Muchos de los líderes de la guerrilla urbana en la clandestinidad, verdaderos tiratiros sin compasión, se ejecutaron entre sí al considerarse mutuamente delatores o acaso como mera competencia desleal. El caso más dramático fue la encerrona que los jerarcas de la Sierra Maestra le tendieron a Frank País en el llano, también en 1957, entregándolo a la furia de los sicarios del dictador Fulgencio Batista por una serie intencional de llamadas telefónicas que revelaron su escondite al G-2 (la seguridad del Estado se llama G-2 desde entonces, como en media Latinoamérica).

En el mismo año 1959 del triunfo revolucionario, cayeron en desgracia los comandantes más carismáticos de aquella supuesta epopeya. Y todos los líderes del movimiento estudiantil radicalmente libertario. Algunos fueron condenados a décadas de cárcel. Otros, al exilio de por vida. Otros, a una muerte sin dilación. Unos pocos vendieron su memoria y su alma y se hicieron ministros matones de la revolución.

El pueblo cubano, lo mismo que la prensa que iba quedando en la isla, aplaudía estos “excesos necesarios dada la coyuntura histórica por la que atravesaba el país” y demagogias por el estilo, las que Fidel disparaba a ritmo de ráfaga en nuestra televisión nacional. Las comillas son mías, por cierto. Las comillas soy yo después de una existencia entera en clave de Castro Sostenido Mayor.
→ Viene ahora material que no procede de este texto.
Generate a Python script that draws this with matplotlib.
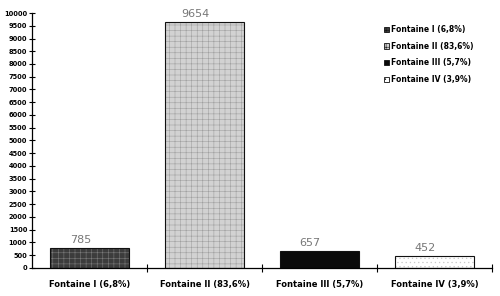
import matplotlib.pyplot as plt
from matplotlib.patches import Patch

categories = ["Fontaine I (6,8%)", "Fontaine II (83,6%)", "Fontaine III (5,7%)", "Fontaine IV (3,9%)"]
values = [785, 9654, 657, 452]
yticks = list(range(0, 10001, 500))

faces = ["#3c3c3c", "#d2d2d2", "#0a0a0a", "#ffffff"]
hatches = ["+++", "+++", "", "...."]
hatch_cols = ["#7a7a7a", "#a0a0a0", "#0a0a0a", "#c8c8c8"]

plt.rcParams["hatch.linewidth"] = 0.4
fig = plt.figure(figsize=(5, 2.96), dpi=100)
ax = fig.add_axes([0.064, 0.095, 0.92, 0.861])

x = list(range(len(values)))
bars = ax.bar(x, values, width=0.68, color=faces, edgecolor="#111111", linewidth=0.8)
for b, h, hc in zip(bars, hatches, hatch_cols):
    if h:
        b.set_hatch(h)
        b._hatch_color = plt.matplotlib.colors.to_rgba(hc)

for xi, v in zip(x, values):
    ax.text(xi - 0.08, v + 130, str(v), ha="center", va="bottom", fontsize=8, color="#777777")

ax.set_xlim(-0.5, 3.5)
ax.set_ylim(0, 10000)
ax.set_yticks(yticks)
ax.set_yticklabels([str(t) for t in yticks], fontsize=4.8, fontweight="bold")
ax.tick_params(axis="y", direction="inout", length=5, width=0.8, pad=1)
ax.set_xticks(x)
ax.set_xticklabels(categories, fontsize=6, fontweight="bold")
ax.tick_params(axis="x", which="major", length=0, pad=9)
ax.set_xticks([0.5, 1.5, 2.5, 3.5], minor=True)
ax.tick_params(axis="x", which="minor", direction="inout", length=6, width=0.8)
for s in ["top", "right"]:
    ax.spines[s].set_visible(False)
for s in ["left", "bottom"]:
    ax.spines[s].set_linewidth(0.9)

handles = [Patch(facecolor=f, edgecolor="#111111", hatch=h, linewidth=0.6) for f, h in zip(faces, hatches)]
ax.legend(handles, categories, loc="upper left", bbox_to_anchor=(0.75, 0.98), frameon=False,
          prop={"weight": "bold", "size": 5.5}, handlelength=0.7, handleheight=0.7,
          handletextpad=0.2, labelspacing=1.0)

fig.savefig("out.png", dpi=100)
En muchas de las aventuras armadas en Latinoamérica, ejerciendo un injerencismo atroz, el castrismo mandó a matar por igual a quienes se le oponían o lo apoyaban de manera demasiado creativa. La experiencia chilena de inicios de los setenta fue emblemática al respecto, para culminar con un comando de cubanos ultimando en La Moneda al presidente para entonces ya títere, y saliendo luego por sus propios pies ante los tanques del general (por sus propios pactos, quién sabe si hasta con Pinochet). Y de ahí para la Embajada cubana en Santiago. Y de ahí a recorrer Chile en paz hasta embarcarse de vuelta a casa en un barco cubano anclado a sus anchas en Valparaíso. Misión cumplida.

En Venezuela hoy no es diferente. El castrismo conserva intactas a sus mentes maestras. Descabezaron el liderazgo de Hugo Chávez, que antes había descabezado al ejército constitucional. Los accidentes ocurren, sobre todo en el aire, donde es tan utilitaria la fuerza de gravedad. Ahora debe implementarse la violencia como golpe de azar, para así ir ajustando los timonazos de control del proceso de disolución cívica de esa hermana nación.

Nadie crea que el castrismo está perdiendo su última pelea debido a la ineptitud de Nicolás Maduro, que en puridad no es sino uno de los cuadros más habilidosos y mejor entrenados por la inteligencia cubana. Ocurre simplemente que su papel es el de encarnar al hermano idiota de la gran familia despótico-populista continental. Los Castro son los sabios. Y sus sátrapas del socialismo son las palancas de mando así como las piezas de repuesto.

Los pases de cuenta al estilo de Robert Serra vienen siendo la norma desde hace rato. Los enemigos se aniquilan por sí solos. Por eso es entre amigos donde hay que golpear y golpear bien duro, para que no hablen demasiado o se les ocurra actuar de más. Ese es el toreo totalitario que triunfó en Cuba hace décadas, que nos trituró. De ahí que en el siglo XXI sea ingenuo hablar en la isla de ciudadanía o disidencia o nación. Somos el cementerio del pasado de América y el epitafio de su futuro. Los muertos, cuando se nos pusieron escasos porque los cubanos huíamos en masa de la revolución, entonces los mandamos a importar.

En esa deuda macabra los llamados chavistas van a pagar un precio que todavía su ceguera y avaricia no les permite calcular. Los van a cazar como a moscas si siguen fieles al fantasma de Miraflores. Pero si desertan tampoco tendrán un sitio en la tierra donde no los alcance el balazo del Che en la sien. El PSUV está repleto de Eutimios Guerra que aún ni se enteran. Pugnas patrias que los pobrecitos no sabrán nunca. Porque dicen que nadie escucha el balazo que nos pone punto final.